3rd Circuit says defendants conducted reasonable investigations into FCRA claims

Courts Appellate Third Circuit FCRA Consumer Finance Consumer Reporting Agency

Courts

On November 9, the U.S. Court of Appeals for the Third Circuit affirmed a district court’s summary judgment ruling in favor of defendants in an FCRA reasonable investigation suit. According to the opinion, the plaintiff obtained a credit card from one of the defendants, exceeded her credit limit, and was past due on payments. Another of the defendants (furnishing defendant) acquired her account and reported the outstanding debt to the consumer reporting agencies (CRAs). Plaintiff disputed the tradeline as inaccurate with two of the CRAs claiming several alleged inaccuracies, including that the date the account was opened and the original balance were inaccurate, and the payment history was incomplete, among other things. The CRAs notified the furnishing defendant of the disputes, and the furnishing defendant conducted an investigation in accordance with its FCRA dispute policies and procedures, which revealed that the account status, payment history, current balance, amount past due, and account number were accurate. Discrepancies in the spelling of the plaintiff’s name and street address were corrected however. It was not until after the plaintiff sued the defendants for violations of the FCRA that she asserted the furnishing defendant should have been aware she was enrolled in a credit protection program and that it was therefore liable for the original creditor’s failure to apply the program’s benefits to her credit card account. The opinion noted that the plaintiff also filed a “similarly vague dispute” against a student loan servicer for allegedly misreporting information about her account with the CRAs.

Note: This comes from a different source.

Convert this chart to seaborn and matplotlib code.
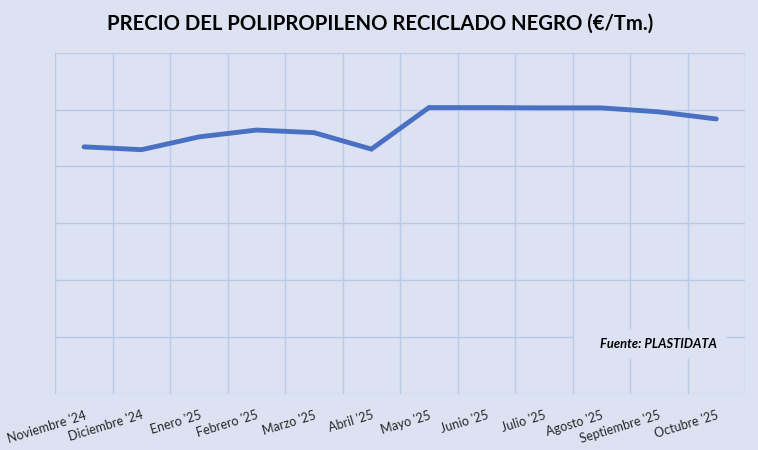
import matplotlib
matplotlib.use("Agg")
import matplotlib.pyplot as plt
import seaborn as sns
import pandas as pd
import numpy as np

months = ["Noviembre '24", "Diciembre '24", "Enero '25", "Febrero '25", "Marzo '25",
          "Abril '25", "Mayo '25", "Junio '25", "Julio '25", "Agosto '25",
          "Septiembre '25", "Octubre '25"]
prices = [869, 859, 904, 928, 919, 861, 1007, 1007, 1006, 1006, 992, 967]
y_ticks = [0, 200, 400, 600, 800, 1000, 1200]

title = "PRECIO DEL POLIPROPILENO RECICLADO NEGRO (€/Tm.)"
source = "Fuente: PLASTIDATA"

bg = "#DCE2F2"
grid_c = "#B9C9E8"
line_c = "#4A70C4"

sns.set_theme(style="white", rc={"axes.facecolor": bg, "figure.facecolor": bg,
                                 "savefig.facecolor": bg})
plt.rcParams['font.family'] = ['Lato', 'DejaVu Sans']

df = pd.DataFrame({"mes": months, "precio": prices})

fig = plt.figure(figsize=(7.58, 4.5), dpi=100)
ax = fig.add_axes([55.3/758, 1-394/450, (745-55.3)/758, (394-52.7)/450])

sns.lineplot(data=df, x="mes", y="precio", sort=False, ax=ax, color=line_c,
             linewidth=3.5, solid_capstyle="round", solid_joinstyle="miter", zorder=3)

n = len(months)
ax.set_xlim(-0.5, n - 0.5)
ax.set_ylim(y_ticks[0], y_ticks[-1])
ax.set_yticks(y_ticks)
ax.set_yticklabels([])
ax.set_xticks(range(n))
ax.set_xticklabels(months, rotation=17, ha="right", rotation_mode="anchor",
                   fontsize=9.0, color="#262626")
ax.tick_params(axis="both", which="both", length=0)
ax.tick_params(axis="x", which="major", pad=11)
ax.grid(False)
for s in ax.spines.values():
    s.set_visible(False)
ax.set_xlabel("")
ax.set_ylabel("")

# grid lines, leaving a gap where the source note sits
box_x0, box_x1 = (573 - 55.3) / 689.7, (726 - 55.3) / 689.7   # axes fraction
box_y0, box_y1 = (394 - 359) / 341.3, (394 - 328) / 341.3      # axes fraction
gkw = dict(color=grid_c, linewidth=1.0, zorder=0.5)
for yv in y_ticks:
    fy = (yv - y_ticks[0]) / (y_ticks[-1] - y_ticks[0])
    if box_y0 < fy < box_y1:
        ax.axhline(yv, 0, box_x0, **gkw)
        ax.axhline(yv, box_x1, 1, **gkw)
    else:
        ax.axhline(yv, **gkw)
for xb in np.arange(-0.5, n, 1.0):
    fx = (xb + 0.5) / n
    if box_x0 + 0.002 < fx < box_x1:
        ax.axvline(xb, 0, box_y0, **gkw)
        ax.axvline(xb, box_y1, 1, **gkw)
    else:
        ax.axvline(xb, **gkw)

fig.text(380/758, 1-24/450, title, ha="center", va="center", fontsize=14.6,
         fontweight="bold", color="black")

ax.text(658/758, 1-344/450, source, transform=fig.transFigure, ha="center", va="center",
        fontsize=9.3, fontweight="bold", fontstyle="italic", color="black", zorder=5)

fig.savefig("out.png", dpi=100)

In agreeing with the district court, the 3rd Circuit concluded that summary judgment in favor of the defendants was properly granted as the plaintiff “failed to introduce any direct or circumstantial evidence” showing either of the defendants failed to “conduct reasonable investigations with respect to the disputed information.” Additionally, the plaintiff’s disputes were vague and failed to provide specifics as to the alleged errors or explain why the information was inaccurate or incomplete. “To the extent that [plaintiff] claims that the investigations were unreasonable because a reasonable investigation would have revealed the inaccuracies alleged, her conclusory assertion is insufficient to defeat summary judgment,” the appellate court wrote.